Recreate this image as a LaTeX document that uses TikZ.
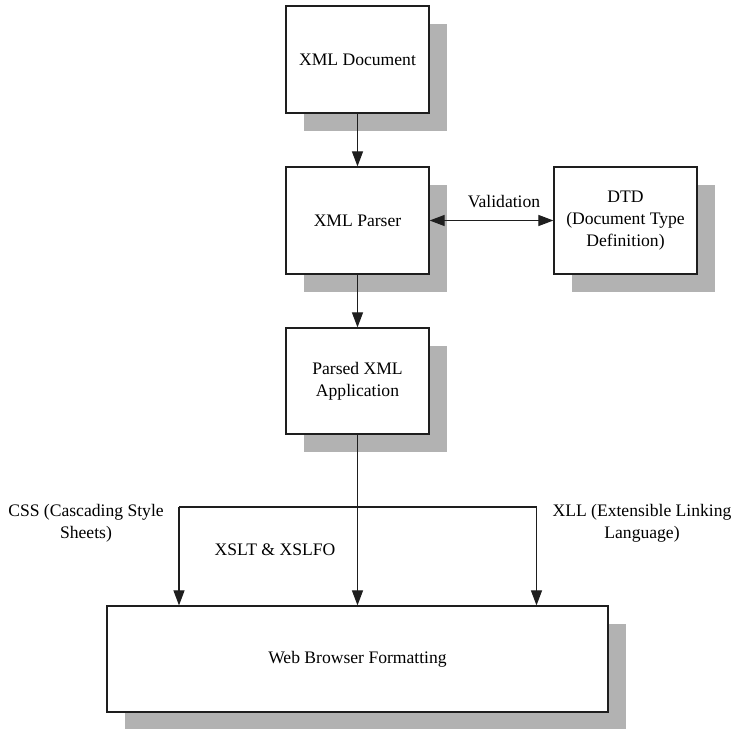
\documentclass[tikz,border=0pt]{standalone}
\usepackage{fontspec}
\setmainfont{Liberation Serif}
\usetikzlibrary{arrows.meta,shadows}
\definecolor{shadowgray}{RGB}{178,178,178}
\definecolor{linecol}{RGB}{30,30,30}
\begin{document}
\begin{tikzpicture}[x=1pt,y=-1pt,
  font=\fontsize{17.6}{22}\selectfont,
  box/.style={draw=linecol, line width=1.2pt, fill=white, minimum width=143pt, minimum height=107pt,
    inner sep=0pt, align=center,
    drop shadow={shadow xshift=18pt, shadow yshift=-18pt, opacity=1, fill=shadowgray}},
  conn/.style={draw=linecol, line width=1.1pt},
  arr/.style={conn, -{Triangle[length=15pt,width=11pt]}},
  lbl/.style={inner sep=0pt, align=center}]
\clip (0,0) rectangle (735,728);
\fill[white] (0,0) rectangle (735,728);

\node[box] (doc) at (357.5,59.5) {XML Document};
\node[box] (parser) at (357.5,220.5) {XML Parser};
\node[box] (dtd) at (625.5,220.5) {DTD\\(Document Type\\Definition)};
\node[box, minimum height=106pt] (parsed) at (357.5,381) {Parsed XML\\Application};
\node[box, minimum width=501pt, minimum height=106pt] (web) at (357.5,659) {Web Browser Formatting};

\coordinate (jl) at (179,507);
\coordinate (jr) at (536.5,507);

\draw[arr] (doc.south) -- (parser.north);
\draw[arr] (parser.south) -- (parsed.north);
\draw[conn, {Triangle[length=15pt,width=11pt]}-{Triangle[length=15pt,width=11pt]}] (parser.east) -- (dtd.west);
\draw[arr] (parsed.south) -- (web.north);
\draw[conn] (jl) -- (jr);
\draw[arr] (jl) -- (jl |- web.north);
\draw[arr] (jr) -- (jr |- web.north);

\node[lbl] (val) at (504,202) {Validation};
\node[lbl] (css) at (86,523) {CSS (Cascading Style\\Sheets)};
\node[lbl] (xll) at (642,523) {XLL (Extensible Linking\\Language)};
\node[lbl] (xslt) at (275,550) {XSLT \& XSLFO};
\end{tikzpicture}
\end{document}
★ ★ ★ ★
Your instructions: Pictures stay out. Repeat only the lines from the beginning of the data through the line that has "(jr |- web.north);".

Answer below:
Recreate this image as a LaTeX document that uses TikZ.
\documentclass[tikz,border=0pt]{standalone}
\usepackage{fontspec}
\setmainfont{Liberation Serif}
\usetikzlibrary{arrows.meta,shadows}
\definecolor{shadowgray}{RGB}{178,178,178}
\definecolor{linecol}{RGB}{30,30,30}
\begin{document}
\begin{tikzpicture}[x=1pt,y=-1pt,
  font=\fontsize{17.6}{22}\selectfont,
  box/.style={draw=linecol, line width=1.2pt, fill=white, minimum width=143pt, minimum height=107pt,
    inner sep=0pt, align=center,
    drop shadow={shadow xshift=18pt, shadow yshift=-18pt, opacity=1, fill=shadowgray}},
  conn/.style={draw=linecol, line width=1.1pt},
  arr/.style={conn, -{Triangle[length=15pt,width=11pt]}},
  lbl/.style={inner sep=0pt, align=center}]
\clip (0,0) rectangle (735,728);
\fill[white] (0,0) rectangle (735,728);

\node[box] (doc) at (357.5,59.5) {XML Document};
\node[box] (parser) at (357.5,220.5) {XML Parser};
\node[box] (dtd) at (625.5,220.5) {DTD\\(Document Type\\Definition)};
\node[box, minimum height=106pt] (parsed) at (357.5,381) {Parsed XML\\Application};
\node[box, minimum width=501pt, minimum height=106pt] (web) at (357.5,659) {Web Browser Formatting};

\coordinate (jl) at (179,507);
\coordinate (jr) at (536.5,507);

\draw[arr] (doc.south) -- (parser.north);
\draw[arr] (parser.south) -- (parsed.north);
\draw[conn, {Triangle[length=15pt,width=11pt]}-{Triangle[length=15pt,width=11pt]}] (parser.east) -- (dtd.west);
\draw[arr] (parsed.south) -- (web.north);
\draw[conn] (jl) -- (jr);
\draw[arr] (jl) -- (jl |- web.north);
\draw[arr] (jr) -- (jr |- web.north);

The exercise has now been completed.